Without mentioning cardinals, you can also in analogy to finite sets define a ordering of sets in the following manner: If you can find a bijection between a set A to a subset of a set B, then you can say that the "size" of A is less than or equal to the "size" of B. However, if you also can prove that there cannot be a bijection between A and the whole of B, it makes sense to say that the size of A is strictly less than the size of B.

Note however that even if there exists a bijection between a set A to a subset of a set B, that does not mean that there cannot exist a bijection between A and B.

As previously mentioned here, uncountable sets are known to be "strictly larger" than countable sets in the sense of the ordering which is described above.

It is important to note that infinite sets do not actually have a size in the same sense as finite sets do, we are merely drawing out the relevant notions from the concept of size from finite sets such that it may be useful when considering infinite sets(keyword: bijection, and it's important). Therefore I think it is at best not very pedagogical to present cardinal numbers as a first introduction to comparing infinite sets. In fact, I am not very fond of cardinal theory.

 

[Martin Rattigan]

I just noticed that Hurkyl already posted something very similar to my previous post, but I left it in anyway because it addresses the specific case you asked about. The examples Hurkyl gives assume infinite cardinals, whereas \mathfrak{b} in my example could also be finite.

Notice that 0\times {\mathfrak b}=0 either way. The indeterminacy that occurs with limits in analysis disappears here, as also with {\mathfrak b}^0, which is always 1, including the case when {\mathfrak b}=0.

So if you're as good at arithmetic as I am, the arithmetic of infinite cardinals has a lot to be said for it.

\flat\eighthnote\sixteenthnote \aleph_0 \aleph_0s are \aleph_0, \aleph_1 \aleph_0s are \aleph_1, \aleph_2 \aleph_0s are \aleph_2, \dots.

 

[Mentallic]

May I ask, how are the rationals a countable infinite?
There are a countable infinite for the naturals, but between each natural number there are also an infinite number of rationals. Oh and since the reals are uncountable, does this mean the irrationals are uncountable? But the irrationals seem to follow the same trend as the rationals do...

 

[CRGreathouse]

May I ask, how are the rationals a countable infinite?
There are a countable infinite for the naturals, but between each natural number there are also an infinite number of rationals. Oh and since the reals are uncountable, does this mean the irrationals are uncountable? But the irrationals seem to follow the same trend as the rationals do...

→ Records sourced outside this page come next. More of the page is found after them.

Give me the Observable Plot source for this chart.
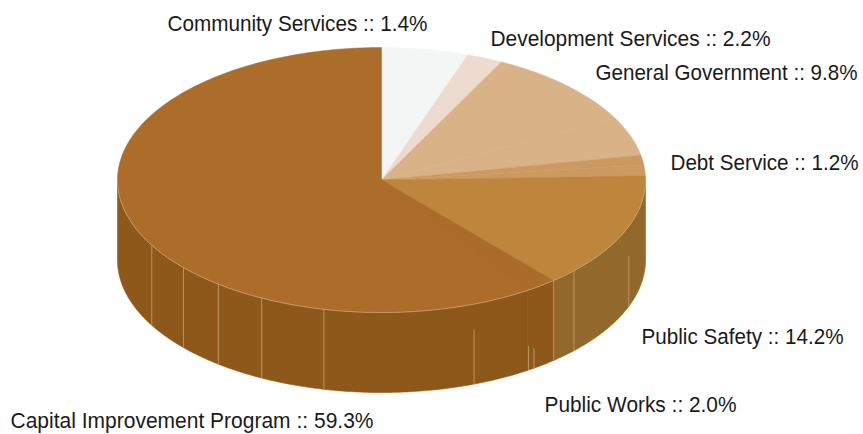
<!DOCTYPE html>
<html>
<head>
<meta charset="utf-8">
<script src="https://cdn.jsdelivr.net/npm/d3@7"></script>
<script src="https://cdn.jsdelivr.net/npm/@observablehq/plot@0.6"></script>
<style>
  html, body { margin: 0; padding: 0; background: #fff; }
  svg { display: block; }
</style>
</head>
<body>
<div id="chart"></div>
<script>
// Budget sectors, clockwise from twelve o'clock.
const names = ["Community Services", "Development Services", "General Government",
  "Debt Service", "Public Safety", "Public Works", "Capital Improvement Program"];
const statedPercent = [1.4, 2.2, 9.8, 1.2, 14.2, 2.0, 59.3];
// The stated figures total 90.1%; the rest of the disc sits inside these sectors.
const unstatedPercent = [3.9, 0, 4.7, 1.3, 0, 0, 0];

const topColors = ["#f4f6f5", "#eedbcf", "#d9b287", "#cc9a61", "#be853c", "#ab6c29", "#ad6d2a"];
const wallColors = ["#d0d0d0", "#c4b0a0", "#a98a60", "#9c7440", "#93682c", "#8e581b", "#8e581b"];

// Panel joins on the side wall: position around the disc (percent), and how far
// down the wall each one starts (0 = rim, 1 = base).
const seamPercent = [30.7, 37.0, 38.7, 40.2, 40.6, 44.3, 53.5, 57.5, 60.6, 63.5, 66.8];
const seamStart = [0.37, 0, 0, 0.75, 0.7, 0.32, 0, 0, 0, 0, 0];

// Where each label begins and how wide it is set.
const labelX = [167, 490, 595, 670, 641, 544, 10];
const labelY = [23, 38, 72, 162, 336, 404, 420];
const labelWidth = [260, 280, 262, 188, 202, 192, 363];

// Projection of the tilted disc.
const disc = {cx: 381, cy: 179.5, rx: 264, ry: 132.5, depth: 80};
const rim = (pct, drop = 0) => {
  const a = (pct / 100) * 2 * Math.PI;
  return {
    x: disc.cx + disc.rx * Math.sin(a),
    y: disc.cy - disc.ry * Math.cos(a) + drop
  };
};
const arc = (from, to, drop = 0) => {
  const n = Math.max(2, Math.ceil((to - from) / 0.2));
  return d3.range(n + 1).map(i => rim(from + (to - from) * i / n, drop));
};

// Lay the sectors end to end; each has its stated part and any further part.
const pieces = [];
let running = 0;
names.forEach((name, i) => {
  [statedPercent[i], unstatedPercent[i]].forEach((size, j) => {
    if (size > 0) pieces.push({id: `${i}-${j}`, from: running, to: running + size, i});
    running += size;
  });
});

const topRows = pieces.flatMap(p => {
  const centre = {x: disc.cx, y: disc.cy};
  return [centre, ...arc(p.from, p.to), centre]
    .map(pt => ({...pt, id: p.id, color: topColors[p.i]}));
});

// Only the near half of the wall (25%..75%) faces the viewer.
const wallRows = pieces.flatMap(p => {
  const from = Math.max(p.from, 25), to = Math.min(p.to, 75);
  if (to <= from) return [];
  const upper = arc(from, to);
  const lower = arc(from, to, disc.depth).reverse();
  return [...upper, ...lower, upper[0]]
    .map(pt => ({...pt, id: p.id, color: wallColors[p.i]}));
});

const seamRows = seamPercent.map((pct, i) => {
  const a = rim(pct, seamStart[i] * disc.depth), b = rim(pct, disc.depth);
  return {x1: a.x, y1: a.y, x2: b.x, y2: b.y};
});

// Faint edge along the Public Works / Capital boundary on the top face.
const worksEdge = pieces.find(p => p.i === 5);
const edgeEnd = rim(worksEdge.to);
const edgeRows = [{x1: disc.cx, y1: disc.cy, x2: edgeEnd.x, y2: edgeEnd.y}];

const rimRows = arc(25, 75);

const labelRows = names.map((name, i) => ({
  x: labelX[i], y: labelY[i], text: `${name} :: ${statedPercent[i].toFixed(1)}%`
}));

const chart = Plot.plot({
  width: 863,
  height: 434,
  margin: 0,
  x: {domain: [0, 863], range: [0, 863], axis: null},
  y: {domain: [0, 434], range: [0, 434], axis: null},
  style: {background: "#fff"},
  marks: [
    Plot.line(wallRows, {x: "x", y: "y", z: "id", fill: "color", stroke: "color", strokeWidth: 0.6}),
    Plot.link(seamRows, {x1: "x1", y1: "y1", x2: "x2", y2: "y2", stroke: "#b8935f", strokeWidth: 1}),
    Plot.line(topRows, {x: "x", y: "y", z: "id", fill: "color", stroke: "color", strokeWidth: 0.5}),
    Plot.link(edgeRows, {x1: "x1", y1: "y1", x2: "x2", y2: "y2", stroke: "#a56626", strokeWidth: 0.7}),
    Plot.line(rimRows, {x: "x", y: "y", stroke: "#d8b88c", strokeWidth: 0.7, strokeOpacity: 0.8}),
    Plot.text(labelRows, {
      x: "x", y: "y", text: "text",
      textAnchor: "start",
      fontFamily: "'Liberation Sans', sans-serif",
      fontSize: 22,
      fill: "#1a1a1a",
      className: "slice-label"
    })
  ]
});
document.getElementById("chart").appendChild(chart);

// No condensed face is available, so narrow the glyphs to the set width.
chart.querySelectorAll(".slice-label text").forEach((t, i) => {
  t.setAttribute("textLength", labelWidth[i]);
  t.setAttribute("lengthAdjust", "spacingAndGlyphs");
});
</script>
</body>
</html>
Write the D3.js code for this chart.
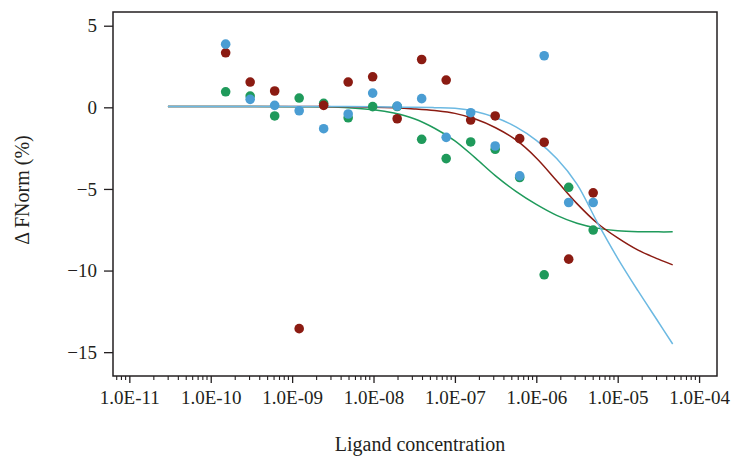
<!DOCTYPE html>
<html>
<head>
<meta charset="utf-8">
<script src="https://cdnjs.cloudflare.com/ajax/libs/d3/7.8.5/d3.min.js"></script>
<style>
  html, body { margin: 0; padding: 0; background: #fff; }
  .content { width: 736px; height: 457px; }
  text { font-family: "Liberation Serif", "DejaVu Serif", serif; fill: #231f20; }
</style>
</head>
<body>
<div class="content"></div>
<script>
// ligand concentrations (M), 2-fold dilution series
var concentrations = [1.526e-10, 3.052e-10, 6.104e-10, 1.221e-9, 2.441e-9, 4.883e-9, 9.766e-9,
  1.953e-8, 3.906e-8, 7.813e-8, 1.5625e-7, 3.125e-7, 6.25e-7, 1.25e-6, 2.5e-6, 5e-6];

var redValues = [3.34, 1.55, 1.0, -13.56, 0.12, 1.55, 1.87, -0.7, 2.93, 1.67, -0.78, -0.53, -1.92, -2.14, -9.3, -5.24];
var greenValues = [0.95, 0.69, -0.53, 0.57, 0.24, -0.64, 0.04, 0.05, -1.96, -3.14, -2.12, -2.57, -4.3, -10.26, -4.9, -7.52];
var blueValues = [3.87, 0.49, 0.12, -0.21, -1.31, -0.41, 0.87, 0.08, 0.53, -1.84, -0.33, -2.37, -4.2, 3.16, -5.83, -5.83];

var fitConc = [2.98e-11, 1e-9, 3.16e-9, 1e-8, 1.78e-8, 3.16e-8, 5.62e-8, 1e-7, 1.78e-7, 3.16e-7,
  5.62e-7, 1e-6, 1.78e-6, 3.16e-6, 5.62e-6, 1e-5, 1.78e-5, 3.16e-5, 4.74e-5];
var greenFit = [0.05, 0.04, 0.02, -0.15, -0.35, -0.7, -1.28, -2.05, -3.1, -4.2, -5.15, -5.95, -6.62, -7.1, -7.4, -7.56, -7.62, -7.63, -7.63];
var redFit = [0.05, 0.05, 0.04, 0.01, -0.03, -0.1, -0.2, -0.37, -0.72, -1.25, -2.0, -3.1, -4.5, -5.9, -7.1, -8.0, -8.75, -9.3, -9.65];
var blueFit = [0.05, 0.05, 0.05, 0.04, 0.02, 0.0, -0.02, -0.06, -0.25, -0.62, -1.2, -2.02, -3.13, -4.7, -7.05, -9.25, -11.25, -13.15, -14.5];

var xTicks = [1e-11, 1e-10, 1e-9, 1e-8, 1e-7, 1e-6, 1e-5, 1e-4];
var xTickLabels = ["1.0E-11", "1.0E-10", "1.0E-09", "1.0E-08", "1.0E-07", "1.0E-06", "1.0E-05", "1.0E-04"];
var yTicks = [5, 0, -5, -10, -15];

var series = [
  { name: 'green', values: greenValues, fit: greenFit, dot: '#1f9a5b', line: '#1f9a5b' },
  { name: 'red', values: redValues, fit: redFit, dot: '#8b1b12', line: '#8b1b12' },
  { name: 'blue', values: blueValues, fit: blueFit, dot: '#4a9dd3', line: '#6cb9e2' }
];

var svg = d3.select(".content")
  .append('svg')
  .attr('width', 736)
  .attr('height', 457);

var box = {left: 113, right: 717, top: 12, bottom: 376};

var x = d3.scaleLog().domain([6.3e-12, 1.66e-4]).range([box.left, box.right]);
var y = d3.scaleLinear().domain([-16.46, 5.84]).range([box.bottom, box.top]);

// minor ticks for the log axis
var minorTicks = x.ticks().filter(function(d) {
  return xTicks.indexOf(d) < 0 && d >= x.domain()[0] && d <= x.domain()[1];
});

var axis_x = svg.append("g")
  .attr("class", "axis axis--x")
  .attr("transform", "translate(0," + box.bottom + ")")
  .call(d3.axisBottom(x).tickValues(xTicks).tickSize(7).tickPadding(8)
    .tickFormat(function(d, i) { return xTickLabels[i]; }));
axis_x.select(".domain").remove();
axis_x.selectAll("line").attr("stroke", "#231f20").attr("stroke-width", 1.3);
axis_x.selectAll("text").style("font-size", "19px").style("font-family", "Liberation Serif").attr("fill", "#231f20");

svg.append("g")
  .attr("class", "minor")
  .selectAll("line")
  .data(minorTicks)
  .enter()
  .append("line")
  .attr("x1", function(d) { return x(d); })
  .attr("x2", function(d) { return x(d); })
  .attr("y1", box.bottom)
  .attr("y2", box.bottom + 4)
  .attr("stroke", "#231f20")
  .attr("stroke-width", 1.1);

var axis_y = svg.append("g")
  .attr("class", "axis axis--y")
  .attr("transform", "translate(" + box.left + ",0)")
  .call(d3.axisLeft(y).tickValues(yTicks).tickSize(9).tickPadding(7));
axis_y.select(".domain").remove();
axis_y.selectAll("line").attr("stroke", "#231f20").attr("stroke-width", 1.3);
axis_y.selectAll("text").style("font-size", "19px").style("font-family", "Liberation Serif").attr("fill", "#231f20");

// frame
svg.append("rect")
  .attr("x", box.left)
  .attr("y", box.top)
  .attr("width", box.right - box.left)
  .attr("height", box.bottom - box.top)
  .attr("fill", "none")
  .attr("stroke", "#231f20")
  .attr("stroke-width", 1.5);

var line = d3.line()
  .x(function(d) { return x(d[0]); })
  .y(function(d) { return y(d[1]); })
  .curve(d3.curveCatmullRom.alpha(0.5));

var plot = svg.append("g").attr("class", "plot");

series.forEach(function(s) {
  plot.append("path")
    .datum(fitConc.map(function(c, i) { return [c, s.fit[i]]; }))
    .attr("d", line)
    .attr("fill", "none")
    .attr("stroke", s.line)
    .attr("stroke-width", 1.5);
});

series.forEach(function(s) {
  plot.append("g")
    .attr("class", "dots-" + s.name)
    .selectAll("circle")
    .data(s.values)
    .enter()
    .append("circle")
    .attr("cx", function(d, i) { return x(concentrations[i]); })
    .attr("cy", function(d) { return y(d); })
    .attr("r", 4.8)
    .attr("fill", s.dot);
});

svg.append("text")
  .attr("x", 420)
  .attr("y", 451)
  .attr("text-anchor", "middle")
  .style("font-size", "20px")
  .text("Ligand concentration");

svg.append("text")
  .attr("transform", "translate(29,190) rotate(-90)")
  .attr("text-anchor", "middle")
  .style("font-size", "20px")
  .text("Δ FNorm (%)");
</script>
</body>
</html>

The rationals are countable because you can list all rationals a/b with |a| + |b| = 1, then all rationals with |a| + |b| = 2, and so on.

The irrationals are, as you say, uncountable.

 

[Martin Rattigan]

But the irrationals seem to follow the same trend as the rationals do...

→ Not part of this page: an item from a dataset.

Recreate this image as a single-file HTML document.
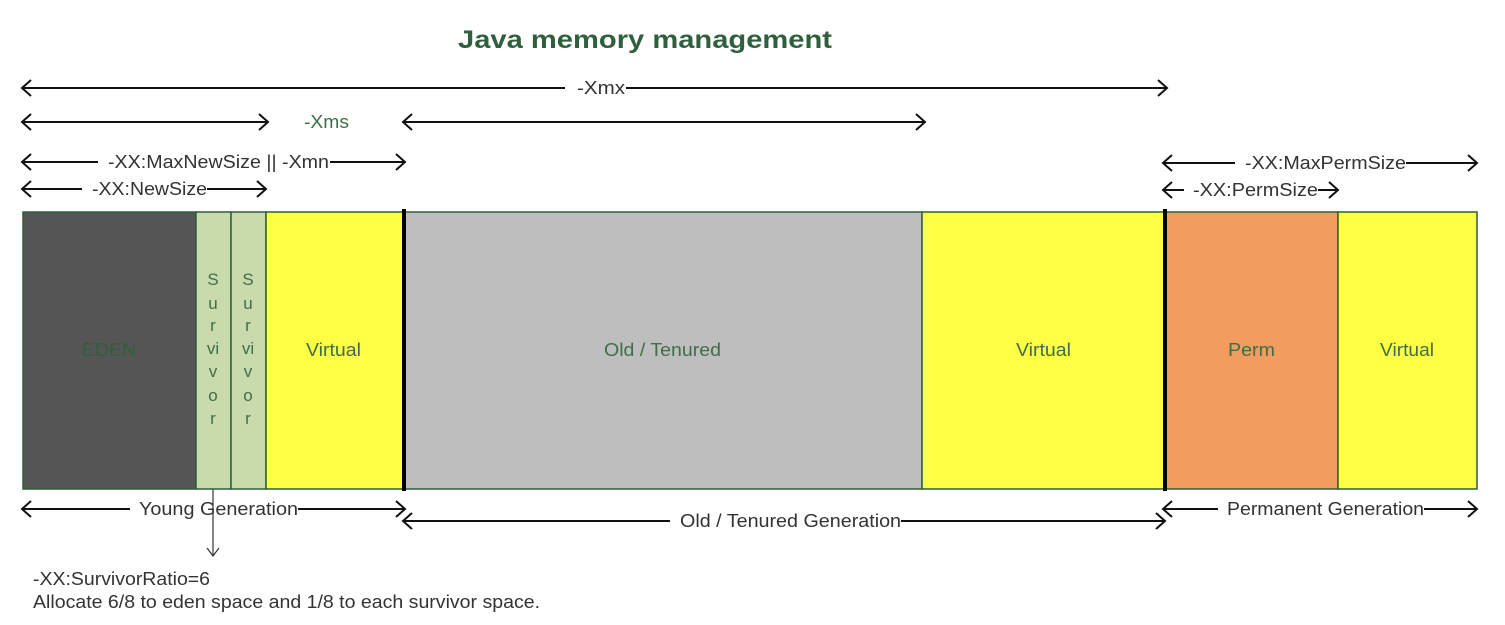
<!DOCTYPE html>
<html><head><meta charset="utf-8"><style>
html,body{margin:0;padding:0;background:#fff}
svg{display:block}
text{font-family:"Liberation Sans",sans-serif}
</style></head><body>
<svg width="1505" height="625" viewBox="0 0 1505 625" xmlns="http://www.w3.org/2000/svg">
<text x="458" y="48" font-size="25" font-weight="bold" fill="#2f5f3c" textLength="374" lengthAdjust="spacingAndGlyphs">Java memory management</text>

<g stroke="#111" stroke-width="2" fill="none">
<line x1="22" y1="88" x2="565" y2="88"/><line x1="626" y1="88" x2="1167" y2="88"/>
<polyline points="31,80 22,88 31,96"/><polyline points="1158,80 1167,88 1158,96"/>
<line x1="22" y1="122" x2="268" y2="122"/>
<polyline points="31,114 22,122 31,130"/><polyline points="259,114 268,122 259,130"/>
<line x1="403" y1="122" x2="925" y2="122"/>
<polyline points="412,114 403,122 412,130"/><polyline points="916,114 925,122 916,130"/>
<line x1="22" y1="162" x2="98" y2="162"/><line x1="330" y1="162" x2="405" y2="162"/>
<polyline points="31,154 22,162 31,170"/><polyline points="396,154 405,162 396,170"/>
<line x1="22" y1="189" x2="82" y2="189"/><line x1="207" y1="189" x2="266" y2="189"/>
<polyline points="31,181 22,189 31,197"/><polyline points="257,181 266,189 257,197"/>
<line x1="1163" y1="163" x2="1235" y2="163"/><line x1="1406" y1="163" x2="1477" y2="163"/>
<polyline points="1172,155 1163,163 1172,171"/><polyline points="1468,155 1477,163 1468,171"/>
<line x1="1163" y1="190" x2="1184" y2="190"/><line x1="1318" y1="190" x2="1338" y2="190"/>
<polyline points="1172,182 1163,190 1172,198"/><polyline points="1329,182 1338,190 1329,198"/>
<line x1="22" y1="509" x2="130" y2="509"/><line x1="298" y1="509" x2="405" y2="509"/>
<polyline points="31,501 22,509 31,517"/><polyline points="396,501 405,509 396,517"/>
<line x1="403" y1="521" x2="670" y2="521"/><line x1="901" y1="521" x2="1165" y2="521"/>
<polyline points="412,513 403,521 412,529"/><polyline points="1156,513 1165,521 1156,529"/>
<line x1="1163" y1="509" x2="1218" y2="509"/><line x1="1424" y1="509" x2="1477" y2="509"/>
<polyline points="1172,501 1163,509 1172,517"/><polyline points="1468,501 1477,509 1468,517"/>
</g>
<g stroke="#333" stroke-width="1.2" fill="none">
<line x1="213" y1="489" x2="213" y2="556"/>
<polyline points="207,548 213,556 219,548"/>
</g>

<g font-size="18" fill="#333">
<text x="577" y="94" textLength="48" lengthAdjust="spacingAndGlyphs">-Xmx</text>
<text x="304" y="128" textLength="45" lengthAdjust="spacingAndGlyphs" fill="#3e6e4a">-Xms</text>
<text x="108" y="168" textLength="221" lengthAdjust="spacingAndGlyphs">-XX:MaxNewSize || -Xmn</text>
<text x="92" y="195" textLength="115" lengthAdjust="spacingAndGlyphs">-XX:NewSize</text>
<text x="1245" y="169" textLength="161" lengthAdjust="spacingAndGlyphs">-XX:MaxPermSize</text>
<text x="1193" y="196" textLength="125" lengthAdjust="spacingAndGlyphs">-XX:PermSize</text>
<text x="139" y="515" textLength="159" lengthAdjust="spacingAndGlyphs">Young Generation</text>
<text x="680" y="527" textLength="221" lengthAdjust="spacingAndGlyphs">Old / Tenured Generation</text>
<text x="1227" y="515" textLength="197" lengthAdjust="spacingAndGlyphs">Permanent Generation</text>
<text x="33" y="585" textLength="177" lengthAdjust="spacingAndGlyphs">-XX:SurvivorRatio=6</text>
<text x="33" y="608" textLength="507" lengthAdjust="spacingAndGlyphs">Allocate 6/8 to eden space and 1/8 to each survivor space.</text>
</g>

<g stroke="#2f5f3c" stroke-width="1.5">
<rect x="23" y="212" width="173" height="277" fill="#555555"/>
<rect x="196" y="212" width="35" height="277" fill="#c9dbad"/>
<rect x="231" y="212" width="35" height="277" fill="#c9dbad"/>
<rect x="266" y="212" width="138" height="277" fill="#ffff44"/>
<rect x="404" y="212" width="518" height="277" fill="#bebebe"/>
<rect x="922" y="212" width="243" height="277" fill="#ffff44"/>
<rect x="1165" y="212" width="173" height="277" fill="#f39c5f"/>
<rect x="1338" y="212" width="139" height="277" fill="#ffff44"/>
</g>
<line x1="404" y1="209" x2="404" y2="491" stroke="#000" stroke-width="4"/>
<line x1="1165" y1="209" x2="1165" y2="491" stroke="#000" stroke-width="4"/>

<g font-size="18" fill="#3e6e4a">
<text x="82" y="356" textLength="54" lengthAdjust="spacingAndGlyphs" fill="#2f5f3c">EDEN</text>
<text x="306" y="356" textLength="55" lengthAdjust="spacingAndGlyphs">Virtual</text>
<text x="604" y="356" textLength="117" lengthAdjust="spacingAndGlyphs">Old / Tenured</text>
<text x="1016" y="356" textLength="55" lengthAdjust="spacingAndGlyphs">Virtual</text>
<text x="1228" y="356" textLength="47" lengthAdjust="spacingAndGlyphs">Perm</text>
<text x="1380" y="356" textLength="54" lengthAdjust="spacingAndGlyphs">Virtual</text>
</g>
<g font-size="17" fill="#3e6e4a" text-anchor="middle">
<text x="213" y="285">S</text><text x="213" y="309">u</text><text x="213" y="331">r</text><text x="213" y="354">vi</text><text x="213" y="377">v</text><text x="213" y="401">o</text><text x="213" y="424">r</text>
<text x="248" y="285">S</text><text x="248" y="309">u</text><text x="248" y="331">r</text><text x="248" y="354">vi</text><text x="248" y="377">v</text><text x="248" y="401">o</text><text x="248" y="424">r</text>
</g>
</svg>
</body></html>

Yes. Between any distinct pair of irrationals there are infinitely many rationals, yet there are still infinitely many times as many irrationals as rationals. Goes to show you have to keep a tight reign on your intuition in this area.

 

[Hurkyl]

Also could you explain what the following means?

An example is counting the rationals. We know that \mathbb{Z} \times \mathbb{Z} is infinite countable. e.g. because |\mathbb{Z} \times \mathbb{Z}| = |\mathbb{Z}| \cdot |\mathbb{Z}| = \aleph_0 \cdot \aleph_0 = \aleph_0.

However, we can partially map this set onto the rationals, by sending (m,n) to m/n, whenever the latter defined. Every rational number appears in this way (infinitely many times).

Therefore, |\mathbb{Q}| \leq \aleph_0.

However, because \mathbb{Q} contains \mathbb{Z}, we know that |\mathbb{Q}| \geq \aleph_0.

Therefore, |\mathbb{Q}| = \aleph_0.

What makes you say that it is grammatically incorrect and downright misleading?

Because really you should be using the adjective "infinite" in this context; using the noun infinity awkward at best -- at worst, people parse it as a proper noun, and are misled think all uses of infinity/infinite are referring to the same thing.